Sources of Variation

Some readers might be thinking, well, NAEP data depict the spread of achievement nationally, but what about in schools?  Surely, the spread of achievement will be narrower. In fact, it is narrower—but not by much.  One of the surprising findings of the 1966 Coleman Report was that a decomposition of the variance of student achievement found 87% located within-schools and only 13% residing between-schools. More recent studies have found the same. Kane and Staiger (2002) calculated, based on a large data set from North Carolina, that the within-school variance in student test scores was about 90% of the test-score variance of all students. They point out an important implication of the phenomenon: that two fourth grade students randomly drawn from the same school will differ only slightly less than two fourth graders drawn randomly from the entire population.

That’s a statistical “source of variation,” calculated by decomposing test score variance, but what about the more common meaning of “source” that implies an original cause? Perhaps schools create these disparities with their varying curriculums--and a common set of standard would fix that?
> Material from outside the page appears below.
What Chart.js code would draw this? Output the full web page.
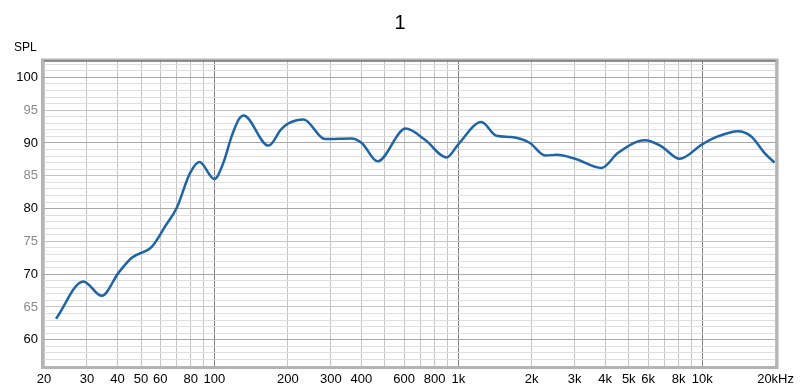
<!DOCTYPE html>
<html>
<head>
<meta charset="utf-8">
<title>1</title>
<script src="https://cdn.jsdelivr.net/npm/chart.js@4"></script>
<style>
    html, body { margin: 0; padding: 0; background: #fff; }
    #wrap { width: 800px; height: 391px; position: relative; }
</style>
</head>
<body>
<div id="wrap"><canvas id="splChart"></canvas></div>
<script>
// Frequency response data (Hz / dB)
const freqs = [22.4, 29.0, 34.5, 40.4, 45.8, 55.4, 62.8, 70, 79.4, 86.8, 100, 108.8, 117.6, 125.8, 131.6,
    166.6, 188, 201, 232, 284, 365, 402, 467, 608, 730, 896, 1000, 1242, 1434, 1650, 1966,
    2272, 2538, 3010, 3870, 4520, 5820, 6796, 8080, 10000, 11600, 14000, 15900, 18000, 19800];
const spl = [63.2, 68.9, 66.7, 70.2, 72.5, 74.2, 77.3, 80.1, 85.4, 87.1, 84.5, 87.0, 91.0, 93.6, 94.2,
    89.6, 92.1, 93.0, 93.6, 90.6, 90.7, 90.0, 87.2, 92.2, 90.5, 87.8, 89.8, 93.2, 91.1, 90.9, 90.0,
    88.1, 88.2, 87.6, 86.2, 88.5, 90.4, 89.5, 87.6, 89.8, 91.0, 91.8, 91.0, 88.5, 87.0];

// Axis ticks
const xGridValues = [20, 30, 40, 50, 60, 70, 80, 90, 100, 200, 300, 400, 500, 600, 700, 800, 900,
    1000, 2000, 3000, 4000, 5000, 6000, 7000, 8000, 9000, 10000, 20000];
const xLabelValues = [20, 30, 40, 50, 60, 80, 100, 200, 300, 400, 600, 800, 1000,
    2000, 3000, 4000, 5000, 6000, 8000, 10000, 20000];
const xLabelTexts = ['20', '30', '40', '50', '60', '80', '100', '200', '300', '400', '600', '800', '1k',
    '2k', '3k', '4k', '5k', '6k', '8k', '10k', '20kHz'];
const yMin = 56;
const yMax = 102.5;
const chartTitle = '1';
const yAxisName = 'SPL';

const points = freqs.map((f, i) => ({ x: f, y: spl[i] }));

// frame, title and "SPL" label
const framePlugin = {
    id: 'frame',
    afterDraw(chart) {
        const { ctx, chartArea: a } = chart;
        ctx.save();
        ctx.strokeStyle = '#b4b4b4';
        ctx.lineWidth = 3;
        ctx.strokeRect(a.left - 1.5, a.top - 1, a.right - a.left + 3, a.bottom - a.top + 2.5);
        ctx.strokeStyle = '#7a7a7a';
        ctx.lineWidth = 1.5;
        ctx.beginPath();
        ctx.moveTo(a.left, a.top);
        ctx.lineTo(a.right, a.top);
        ctx.stroke();

        ctx.fillStyle = '#000';
        ctx.textBaseline = 'middle';
        ctx.font = '12px "Liberation Sans", Arial, sans-serif';
        ctx.textAlign = 'left';
        ctx.fillText(yAxisName, 14, 48);
        ctx.font = '20px "Liberation Sans", Arial, sans-serif';
        ctx.textAlign = 'center';
        ctx.fillText(chartTitle, chart.width / 2, 23);
        ctx.restore();
    }
};

new Chart(document.getElementById('splChart'), {
    type: 'line',
    data: {
        datasets: [{
            label: chartTitle,
            data: points,
            borderColor: '#1f64a6',
            borderWidth: 2.5,
            pointRadius: 0,
            fill: false,
            cubicInterpolationMode: 'monotone'
        }]
    },
    options: {
        responsive: true,
        maintainAspectRatio: false,
        animation: false,
        layout: { padding: { left: 0, right: 22, top: 61, bottom: 0 } },
        plugins: {
            legend: { display: false },
            tooltip: { enabled: false },
            title: { display: false }
        },
        scales: {
            x: {
                type: 'logarithmic',
                min: 20,
                max: 20000,
                afterBuildTicks(scale) {
                    scale.ticks = xGridValues.map(v => ({ value: v }));
                },
                afterFit(scale) { scale.height = 25; },
                border: { display: false },
                grid: {
                    drawTicks: false,
                    lineWidth: 1,
                    color: ctx => {
                        const v = ctx.tick && ctx.tick.value;
                        return (v === 100 || v === 1000 || v === 10000) ? '#808080' : '#c4c4c4';
                    }
                },
                ticks: {
                    autoSkip: false,
                    maxRotation: 0,
                    padding: 6,
                    color: '#000',
                    font: { family: '"Liberation Sans", Arial, sans-serif', size: 13 },
                    callback(value) {
                        const i = xLabelValues.indexOf(value);
                        return i >= 0 ? xLabelTexts[i] : '';
                    }
                }
            },
            y: {
                min: yMin,
                max: yMax,
                afterBuildTicks(scale) {
                    const t = [];
                    for (let v = 56; v <= 102; v++) t.push({ value: v });
                    scale.ticks = t;
                },
                afterFit(scale) { scale.width = 44; },
                border: { display: false },
                grid: {
                    drawTicks: false,
                    lineWidth: 1,
                    color: ctx => {
                        const v = ctx.tick && ctx.tick.value;
                        if (v % 10 === 0) return '#a8a8a8';
                        if (v % 5 === 0) return '#c4c4c4';
                        return '#dedede';
                    }
                },
                ticks: {
                    autoSkip: false,
                    padding: 6,
                    font: { family: '"Liberation Sans", Arial, sans-serif', size: 13 },
                    color: ctx => (ctx.tick && ctx.tick.value % 10 === 0) ? '#000' : '#8a8a8a',
                    callback(value) {
                        return value % 5 === 0 ? String(value) : '';
                    }
                }
            }
        }
    },
    plugins: [framePlugin]
});
</script>
</body>
</html>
No, the spread of achievement is present on the first day of kindergarten.  As mentioned in my March, 2021 post on the Brookings Chalkboard, NWEA data show that the reading abilities of entering kindergartners range from the level of a typical three year old to an eight year old, about five years.  Longitudinal studies conducted by the U.S. Department of Education (e.g., ECLS-K) have found a similar spread of achievement in kindergarten.


Standards-based reformers place great weight on “alignment,” making sure that curriculum, instruction, assessment, accountability, and other system-wide policies are wedded to standards. Imagine what that means for teachers implementing an aligned curriculum. Let’s assume that a curriculum-student mismatch occurs when skills and concepts are more than two years off from a student’s current level. If so, then a mandated grade-level curriculum is inappropriate for at least half of the students, no matter the grade.

Alignment means locking in that discrepancy for instruction, assessment, and accountability, imposing an inappropriate education on large numbers of students. Consider curriculum and instruction. If local administrators fastitidiously follow standards in purchasing textbooks and other instructional materials, many teachers will primarily be on their own in finding good materials for their students. Indeed, a RAND survey of teachers found that teachers using standards-aligned materials (as defined by were more likely to modify them.

One reason was to meet the needs of students below and above grade level.

Teachers reported that students get frustrated when the materials are too challenging and subsequently become less motivated to participate in the learning activities. When materials are not challenging enough, students also disengage and become disinterested. (p. 17)

Teachers sought a better match between students and curricular demands. The survey used the phrase “appropriately challenging” to indicate a good match. On this criterion, standards-aligned materials were considered inappropriate, and those offering differentiation were deemed more usable by teachers.

Teachers using at least one standards-aligned material were less likely (54 percent) to indicate that their materials were appropriately challenging when compared with teachers who were not using any standards-aligned material (76 percent).  (P. 20)
Teachers described materials that differentiate content for students of various achievement levels as more usable, thus associating usability with the dimension of challenge. (P. 24)


Standards-based reform dictates curricular objectives on a grade by grade basis. But a curriculum wedded to grade level standards is likely to be inappropriate for about one-half of all students, the 25% who are 2-3 years below grade level and the 25% who are 2-3 years above grade level. Teachers who teach students with such a large range of prior learning deal with the rigidity of standards by modifying teaching materials to adjust to student needs. When doing so, they place their classroom’s curriculum and instruction out of alignment with state standards.